I’m not a huge fan of red meat, I eat it only when I crave it, but mince really has a special place in my heart and stomach. It’s not as overwhelming as a piece of steak or a lamb chop can be (I can hear my older sister howling in horror at this statement). Chicken is so quick and easy midweek, but grilling breasts or roasting a whole chicken can be such a thing, so making chicken frikkadels, or frikkis as we call them at home, was a real step.
I made them in 2022 for the first time, just as an experiment, in a simple cumin-y tomato sauce. Warm and fragrant, but not your Italian-type tomato sauce. My usual dining guest was over, you know Mr Eating is an inconvenience and gets in the way of my working and he “reluctantly” sampled my experiment. The number of appreciative grunts this dish elicited was truly surprising, he usually errs on the side of blasé. Seconds were had and I always know he’s enjoyed something when he asks me what I put in the dish. I sent him home with a skaftin and received a message the next day at lunchtime, showing me an empty container with the caption, “You and your sorceries.” I assume the leftovers were good.
As with everything, it gets so hard to replicate because I made up the recipe the first time. The second time something was missing, but the one thing is these meatballs are never dry. I prep them in the morning before work and then get to rest for the day, then you fry them and then make the sauce in the same pan afterwards. Building on flavour is one thing, but one- pan dishes are an even better reason.
Try this dish with mash, I’ve done it with pasta as well. Perhaps you too may discover the sorcery in this sauce.
- 500g chicken mince
- ¼ cup breadcrumbs (I used sourdough that I made and keep in my freezer)

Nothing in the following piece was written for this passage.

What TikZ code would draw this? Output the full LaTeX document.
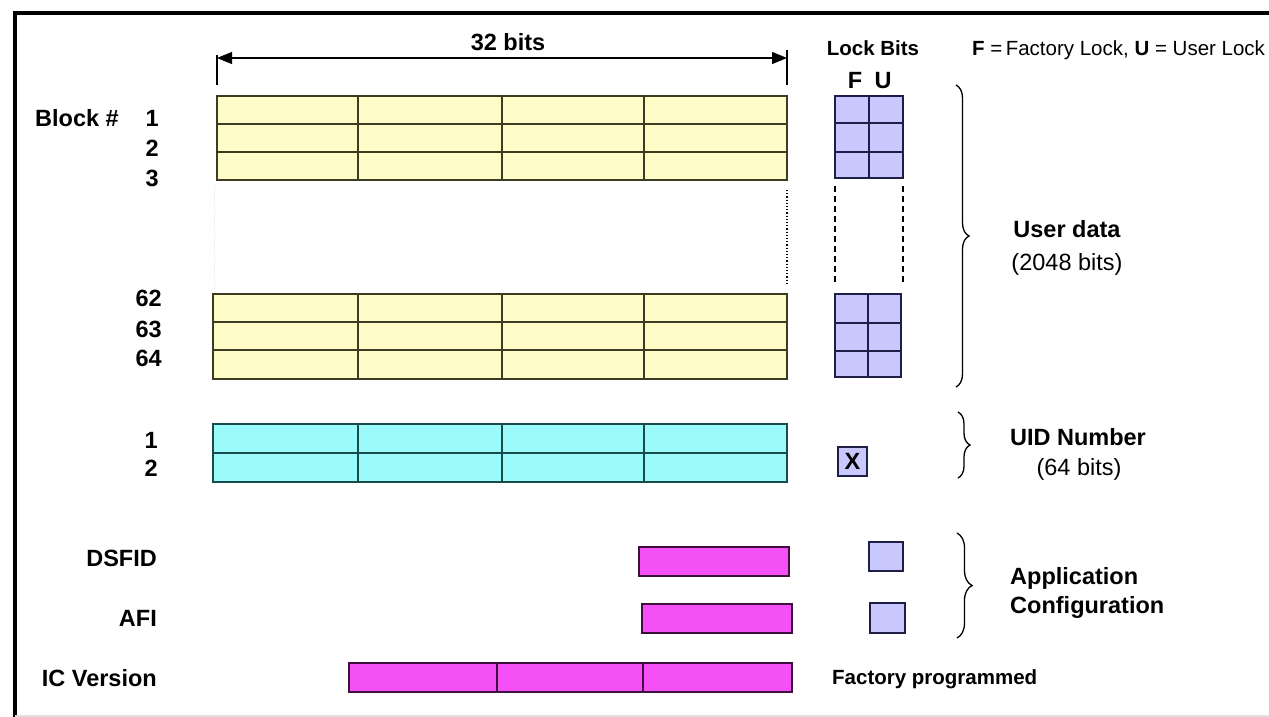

- 2 cloves of garlic grated
- ½ red onion grated
- 1 egg
- Handful chopped Italian parsley
- 1 small sprig rosemary — chopped
- 1 leaf on fresh sage finely chopped
- ½ tsp salt
- Pinch of white pepper
- 1 teaspoon of cumin
- 1 ½ teaspoons of Cumin
- ½ teaspoon of turmeric
- A pinch of ginger powder
- ½ teaspoon of cinnamon
- 1 carrot finely chopped
- 1 stalk of celery finely chopped
- ½ onion finely chopped
- 3 garlic cloves crushed
- 4 whole Roma tomatoes or 1 can tin tomatoes
- 1 red chilli chopped (more or less chilli according to taste and heat preference)
- 2 tablespoons of extra virgin olive oil
- Salt and white pepper to taste
- Put all the meatball ingredients in a glass mixing bowl and mix gently until well combined.
- Place in a big dish, dusted with flour, and begin to roll meatballs just slightly bigger than a R5 coin.
- Set aside and let them rest for minimum 30 minutes
- When done, fry the meatballs on medium heat until brown on all sides in a little bit of butter. Then set them aside.
- In the same pan, place olive oil, then throw in the onion and stir until a little translucent.
- Then put in the carrots and celery and stir until they heat up with the onions.
- Next, throw in the spices, except cinnamon, and combine with the veggies and oil.
- Then add in a splash of apple cider vinegar to deglaze the pan, followed by the chopped tomatoes.
- Now put in the cinnamon and a hint of sugar if you feel the tomatoes are too tart.
- Stir, combine until it comes to a rolling boil, add one cup of warm water, salt and pepper, then lower the heat to a simmer and cover the pot.
- Ideally leave for about 1.5 hours, but one will suffice.
- About 45 minutes into the cooking, place the browned meatballs into the sauce and let them simmer in the sauce until serving.
To serve, make pasta or mash, though these meatballs are enjoyed even picking them cold from the pot.